Harriet hoisted the 2B-A-40 to her hip, checked the box,
slapped it back and raised the stock to her shoulder.

If you came across that paragraph cold, would you even understand it?

Please be clear:  I’m not saying you’re stupid if you don’t.  But the vast majority (something like 96%) of you are:

1)      Women

2)      With kids

3)      With some college education, and

4)      Around 25 years old and up.

That’s a very specific range of people, and generally, you’re not interested in the types of semi-automatic assault weapons available on the market, or that the ammunition they fire are rounds, not bullets, and the rounds go into a box, not a magazine.

Do you know what the difference is between an AK-47 and an Armtech C30R?  (One’s Russian, the other is Australian-made.)

When the heroine picks up a hand-gun to shoot the monster, do you care that it is a SIG Pro semi-automatic pistol, or a Walther P99?  Or do you only care that the heroine stops the bad guys by shooting at them?

On the other hand, if you were guys, young, and single, then the chances are very good that you would care intensely about whether the hero (unlikely to be a heroine) is pointing an Uzi or a Timberwolf* at the bad guys.  You’d also give a damn about the type of ammunition being used, the type of scope (if any), whether the gun had been modified or tailored in any way and anything else about the weapons that the author cared to give.
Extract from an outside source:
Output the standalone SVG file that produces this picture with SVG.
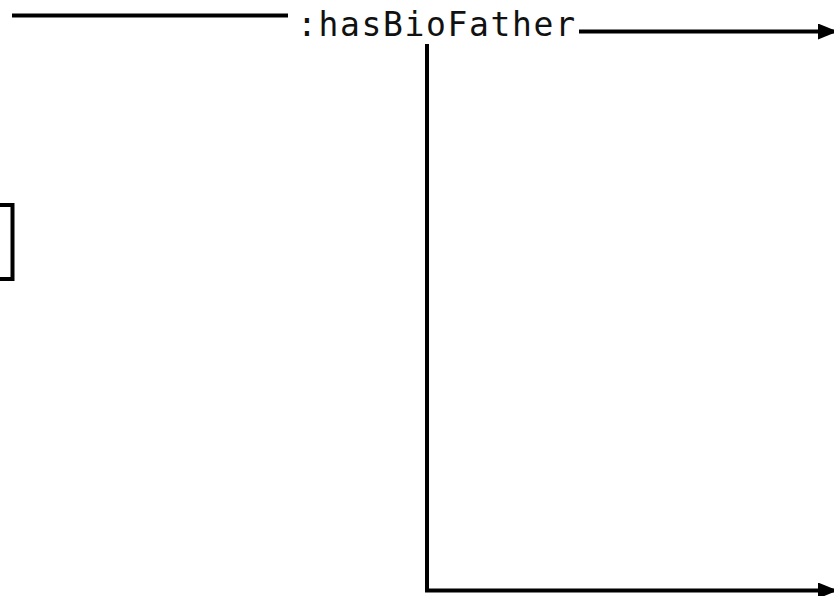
<svg xmlns="http://www.w3.org/2000/svg" width="834" height="596" viewBox="0 0 834 596">
  <style>
    .edge { fill: none; stroke: #000; stroke-width: 4; }
    .node { fill: #fff; stroke: #000; stroke-width: 4; }
    .label { font-family: "DejaVu Sans Mono", "Liberation Mono", monospace; font-size: 33px; fill: #111; }
  </style>
  <defs>
    <marker id="arrow" viewBox="0 0 20 16" refX="20" refY="8" markerWidth="20" markerHeight="16" markerUnits="userSpaceOnUse" orient="auto">
      <path d="M0,0 L20,8 L0,16 Z" fill="#000"/>
    </marker>
  </defs>
  <g id="node-left">
    <rect class="node" x="-10" y="205" width="22.5" height="74"/>
  </g>
  <g id="connectors">
    <path class="edge" d="M12,15.5 L288,15.5"/>
    <text class="label" x="297" y="35.5" textLength="278" lengthAdjust="spacing">:hasBioFather</text>
    <path class="edge" d="M579,31.5 L838,31.5" marker-end="url(#arrow)"/>
    <path class="edge" d="M427,44 L427,590.5 L838,590.5" marker-end="url(#arrow)"/>
  </g>
</svg>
So how out to lunch am I?  Does peppering the story with specific details about firearms make the story come alive for you, or do you gloss over the details, think “gun” and move on?

I’d really like to know.

_______

[*An Uzi is a sub-machine gun, generally.  The Timberwolf is a Canadian-made sniper rifle, and considered to be one of the best in the world.]
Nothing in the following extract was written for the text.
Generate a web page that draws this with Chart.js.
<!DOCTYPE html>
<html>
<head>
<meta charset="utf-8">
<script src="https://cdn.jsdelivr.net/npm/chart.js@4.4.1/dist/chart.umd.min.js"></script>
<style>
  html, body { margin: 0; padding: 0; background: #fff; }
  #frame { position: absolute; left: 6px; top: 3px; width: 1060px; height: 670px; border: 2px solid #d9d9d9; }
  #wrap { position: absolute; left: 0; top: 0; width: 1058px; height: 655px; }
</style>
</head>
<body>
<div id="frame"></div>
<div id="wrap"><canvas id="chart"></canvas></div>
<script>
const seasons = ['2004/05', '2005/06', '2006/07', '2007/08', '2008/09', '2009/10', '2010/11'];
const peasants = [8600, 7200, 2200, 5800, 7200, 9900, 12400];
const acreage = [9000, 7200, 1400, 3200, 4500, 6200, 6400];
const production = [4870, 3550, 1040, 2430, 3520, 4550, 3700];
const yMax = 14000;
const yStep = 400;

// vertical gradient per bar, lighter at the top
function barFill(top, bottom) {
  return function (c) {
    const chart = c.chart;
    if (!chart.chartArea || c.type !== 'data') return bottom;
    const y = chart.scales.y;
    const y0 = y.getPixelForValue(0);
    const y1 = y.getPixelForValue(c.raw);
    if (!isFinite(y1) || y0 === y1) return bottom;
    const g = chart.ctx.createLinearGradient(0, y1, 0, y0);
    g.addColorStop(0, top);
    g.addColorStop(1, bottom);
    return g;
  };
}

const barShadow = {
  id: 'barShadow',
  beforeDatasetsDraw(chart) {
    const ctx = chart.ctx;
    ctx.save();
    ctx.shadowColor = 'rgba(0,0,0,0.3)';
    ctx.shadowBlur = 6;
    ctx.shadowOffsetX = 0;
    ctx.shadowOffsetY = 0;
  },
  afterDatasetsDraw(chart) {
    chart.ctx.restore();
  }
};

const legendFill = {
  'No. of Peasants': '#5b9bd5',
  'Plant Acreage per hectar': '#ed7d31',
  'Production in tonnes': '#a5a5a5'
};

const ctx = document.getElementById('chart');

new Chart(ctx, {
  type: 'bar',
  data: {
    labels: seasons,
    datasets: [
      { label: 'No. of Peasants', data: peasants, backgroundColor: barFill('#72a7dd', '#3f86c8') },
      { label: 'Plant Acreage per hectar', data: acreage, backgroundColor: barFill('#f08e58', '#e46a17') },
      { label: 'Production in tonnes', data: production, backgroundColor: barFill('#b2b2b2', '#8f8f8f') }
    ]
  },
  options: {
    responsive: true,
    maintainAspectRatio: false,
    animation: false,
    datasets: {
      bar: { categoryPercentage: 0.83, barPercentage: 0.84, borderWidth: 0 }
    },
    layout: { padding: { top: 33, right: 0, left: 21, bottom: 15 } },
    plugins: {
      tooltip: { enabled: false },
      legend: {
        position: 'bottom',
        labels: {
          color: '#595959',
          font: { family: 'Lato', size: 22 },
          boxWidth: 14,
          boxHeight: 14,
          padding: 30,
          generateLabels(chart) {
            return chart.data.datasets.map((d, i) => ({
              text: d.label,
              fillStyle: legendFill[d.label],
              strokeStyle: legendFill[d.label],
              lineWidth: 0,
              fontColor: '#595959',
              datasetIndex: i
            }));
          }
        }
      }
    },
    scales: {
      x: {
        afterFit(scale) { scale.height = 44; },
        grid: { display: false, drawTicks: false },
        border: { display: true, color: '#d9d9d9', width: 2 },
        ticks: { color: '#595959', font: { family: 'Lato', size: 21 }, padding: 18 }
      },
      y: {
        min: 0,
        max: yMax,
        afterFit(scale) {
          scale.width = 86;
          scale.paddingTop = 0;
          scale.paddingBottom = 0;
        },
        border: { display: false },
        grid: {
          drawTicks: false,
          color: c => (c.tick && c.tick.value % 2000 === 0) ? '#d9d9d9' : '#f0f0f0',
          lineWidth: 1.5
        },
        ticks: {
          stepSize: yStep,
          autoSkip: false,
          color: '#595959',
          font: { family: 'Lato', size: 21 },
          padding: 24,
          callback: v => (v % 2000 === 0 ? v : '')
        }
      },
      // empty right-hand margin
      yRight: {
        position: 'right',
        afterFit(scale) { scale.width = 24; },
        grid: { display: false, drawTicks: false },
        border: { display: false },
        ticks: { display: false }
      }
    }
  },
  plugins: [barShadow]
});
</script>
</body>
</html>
6 thoughts on “Is it an Uzi or a Timberwolf?”

  1. ReadToLive/LiveToRead

    As former military, I like a bit more specificity. For some women reading in one of your books that it is a round and not a bullet might be the closest to an education on weapons that they will ever get.

    1. Thanks for the feedback. I would hope that readers read my books for entertainment, not education! I’m not an expert (on anything but writing fiction), and have to come by my knowledge the normal way — research. I expect that my readers are smart enough to consult sources that ARE experts when they feel they lack education…on any subject.

  2. Thank you for asking this question! I read erotica for the details of characters and their relationships, not their handguns or rifles. Overuse of details weight a story down and I tend to loose interest when I have to trudge through too much!

    1. Thanks for the feedback, Pamela — yours seems to be the consensus opinion, too. Although I don’t write erotica, the sentiment is the same for romance, I suspect.